1982年版のシーンでは日本語が話され、主人公のハリソン・フォードがうどんを食べている場面もある。


あらすじ(2049年版)

また、この1982年版「ブレードランナー」の30年後を描いた続編「ブレードランナー2049(ニー・ゼロ・ヨン・キュウ)が最近公開された。舞台は2049年のカリフォルニア。ライアン・ゴズリング扮する“ブレードランナー”Kは、ある重大な秘密に辿り着き、その真相を知るためハリソン・フォード演じるかつてのブレードランナー、デッカードの行方を追いかけるというストーリーである。


なぜこの作品を選んだのか?

2045年にシンギュラリティがやってくるとアメリカの未来学者レイ・カーツワイルは言うが、どのような未来になるかは、さまざまな可能性がある。

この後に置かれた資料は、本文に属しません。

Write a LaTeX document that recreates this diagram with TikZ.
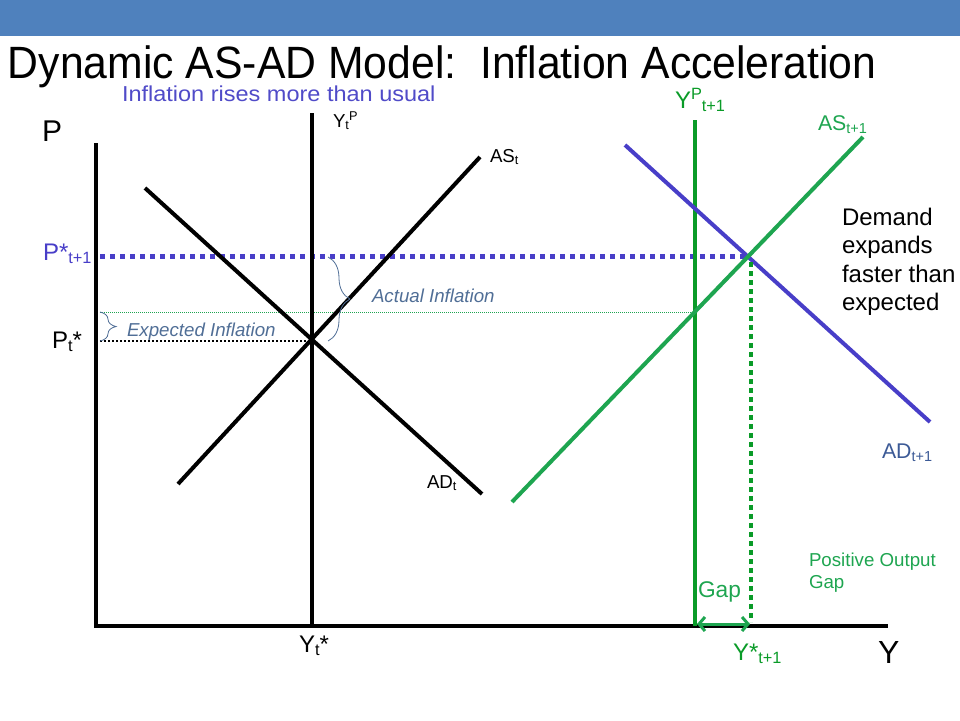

それらをめぐってさまざまなハリウッドSF映画が作られており、これもその一つである。ハリウッド映画の分析は、人々が未来をどのように想像しているかを知る上で役に立つ。

未来社会のデザインの魅力

なんといってもシド・ミードのデザインであろう。従来は未来もののSFというと明るい清潔な未来社会を描くものが多かったが、本作品では酸性雨の降る未来の暗い退廃したロサンゼルスという設定で、看板には日本語があふれ、また中国の町をも想像させる。具体的には香港が想定されている。この映画デザインはSF映画界に大きな影響を与え、後の日本の押井守監督の「攻殻機動隊」や「イノセンス」、ハリウッド映画の「エリジウム」「攻殻機動隊」などにも取り入れられている。

新旧2作品の感想 比較等

久作は興行的にはあまり成功しなかったが、後に与えた影響という点では特筆すべきものである。ハリウッド映画の常として一作目がすばらしいと、二作目以降は駄作になることが多い。しかし新作2049は十分な期間をあけて製作されたこともあり、前作の前提は押さえてはいるがほぼ新作といってよいので、良い作品になっていると思う。

SF映画に見る未来

シンギュラリティ後の世界として、カーツワイル自身は人間を知能増強した超人間であるポスト・ヒューマンを想定している。映画「トランセンデンス」の世界観はそれに近い。また人間とは別の機械超知能が世界を支配するという「ターミネーター」や「マトリックス」のような作品もある。私はそのような世界にはならないだろうと思うし、そうすべきではないと考えている。

本作では人間そっくりのアンドロイドを作って、それにキツイ仕事をさせるというアイデアである。技術的に言えば不可能ではないにしても、先のポスト・ヒューマンや機械超知能よりは作るのが難しいし、追求すべき方向ではないと思う。なぜかといえば、人権上の問題が生じるからだ。現在の世界でペットといえど、粗雑に扱うと罰せられるケースもあるくらいだ。いわんや人間そっくりのレプリカントを殺すという本作のモチーフなど、もってのほかである。

人造人間レプリカントに感情?

感情は創り出せるものなのか?人間の感情を支配しているのは脳の中の大脳辺縁系とよばれる部分である。恐怖と怒りは原始的な感情だが、これは捕食者などの敵を見た場合に逃げるか戦うかをしなければならないが、そのために必要なものである。つまり感情は生物が生きていくために必要なのだ。だからレプリカントを人間そっくりに作れば感情は必然的に生じるだろう。

痛みというものがあり、人間にとって不快なものである。では痛みのない人間は幸福か?いや必ず死ぬのである。というのも痛みは怪我などの危険を予防するために必要なもので、それがないとたとえば熱いものを手で触ってやけどしても平気である。そんな生き物はすぐに死ぬ。レプリカントも痛みを与えないと、すぐに死ぬはずである。だから痛みは与える必要があり、そうすると多分感情は芽生えるであろう。感情は体、肉体の存在と切り離せない。レプリカントに体がある限り、感情も芽生える。